Advise the ship on special needs. It’s always advisable to alert the cruise line well in advance of your sailing. This applies to any mobility restrictions, health issues, allergies and dietary needs and requests.

Plan to try new things. On your cruise vacation you’ll be exposed to new places, dining choices and activities. Plan to make the most of what’s available, says Henk J. Mensink, hotel director on Holland America Line’s ms Amsterdam.

Map out port days. Whether you are booking shore excursions or planning to explore independently, you’d be wise to do advance research on your ship’s ports of call.

Don’t miss the ship.

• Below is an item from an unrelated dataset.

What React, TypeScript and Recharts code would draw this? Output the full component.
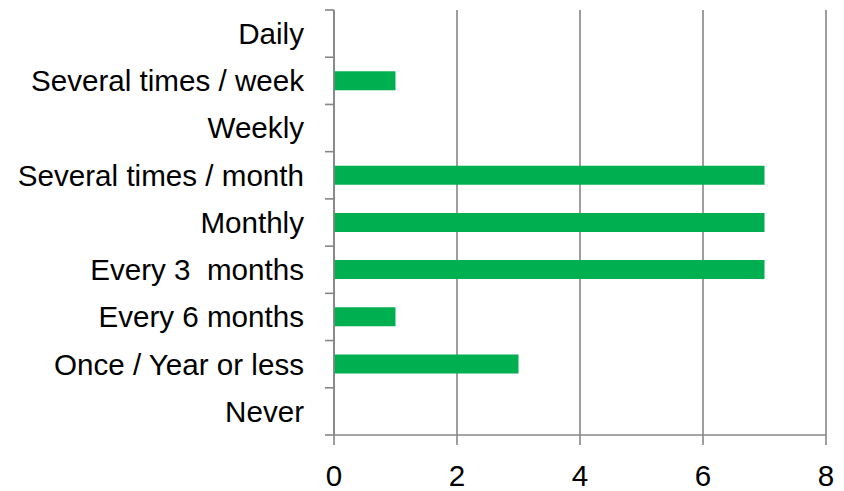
import React from "react";
import { Bar, BarChart, CartesianGrid, XAxis, YAxis } from "recharts";

const categories = [
  "Daily",
  "Several times / week",
  "Weekly",
  "Several times / month",
  "Monthly",
  "Every 3  months",
  "Every 6 months",
  "Once / Year or less",
  "Never",
];
const counts = [0, 1, 0, 7, 7, 7, 1, 3, 0];
const xTicks = [0, 2, 4, 6, 8];

const data = categories.map((name, i) => ({ name, value: counts[i] }));

const WIDTH = 844;
const HEIGHT = 491;
const TOP = 10;
const BOTTOM = 56;
const AXIS_W = 334;
const FONT = "'Liberation Sans', Arial, sans-serif";
const GREY = "#868686";
const band = (HEIGHT - TOP - BOTTOM) / categories.length;

function CategoryTick(props) {
  const { x, y, payload, index } = props;
  const axisX = AXIS_W;
  return (
    <g>
      <line x1={axisX - 9} x2={axisX} y1={y - band / 2} y2={y - band / 2} stroke={GREY} strokeWidth={1.6} />
      {index === categories.length - 1 && (
        <line x1={axisX - 9} x2={axisX} y1={y + band / 2} y2={y + band / 2} stroke={GREY} strokeWidth={1.6} />
      )}
      <text
        x={x}
        y={y}
        dy="0.35em"
        textAnchor="end"
        fontFamily={FONT}
        fontSize={29.6}
        fill="#000"
        style={{ whiteSpace: "pre" }}
      >
        {payload.value}
      </text>
    </g>
  );
}

function ValueTick(props) {
  const { x, y, payload } = props;
  return (
    <text x={x} y={y} dy="0.35em" textAnchor="middle" fontFamily={FONT} fontSize={29.6} fill="#000">
      {payload.value}
    </text>
  );
}

export default function App() {
  return (
    <div style={{ position: "absolute", left: 0, top: 0, background: "#fff" }}>
      <BarChart
        width={WIDTH}
        height={HEIGHT}
        data={data}
        layout="vertical"
        margin={{ top: TOP, right: 18, bottom: 0, left: 0 }}
      >
        <CartesianGrid horizontal={false} stroke={GREY} strokeWidth={1.6} />
        <XAxis
          type="number"
          domain={[0, 8]}
          ticks={xTicks}
          height={BOTTOM}
          axisLine={{ stroke: GREY, strokeWidth: 1.6 }}
          tickLine={{ stroke: GREY, strokeWidth: 1.6 }}
          tickSize={10}
          tickMargin={31}
          tick={<ValueTick />}
        />
        <YAxis
          type="category"
          dataKey="name"
          width={AXIS_W}
          axisLine={{ stroke: GREY, strokeWidth: 1.6 }}
          tickLine={false}
          tickSize={0}
          tickMargin={30}
          interval={0}
          tick={<CategoryTick />}
        />
        <Bar dataKey="value" fill="#00B050" barSize={19} isAnimationActive={false} />
      </BarChart>
    </div>
  );
}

You may have heard horror stories of people heading off on their own in ports and then missing the ship. Such incidents are extremely rare, says Diane Belshaw, hotel operations & retail manager on P&O Cruises’ Oceana, but it’s important to listed to the shipboard announcements.

Consider pre-cruise overnights. If you have the time, most embarkation cities are great places to visit. Especially when traveling a long distance, you might consider arriving a day or two before your ship sails. Cees Tesselaar, Holland America, says you’ll enjoy the city more and arrive on the ship refreshed.

Pre-book everything you can. You may be able to book shore excursions and make reservations for spa treatments and specialty dining well before you set foot onboard your ship. You are wise to use this option when available, advises Freddy Esquivel, hotel director on the Carnival Sunshine.

Take time to explore your ship. It pays to become familiar with your ship’s layout and amenities, advises Holland America Line’s Schumann. That’s what she did when she and her husband (who happens to be executive chef on the Noordam) vacationed on German brand AIDA.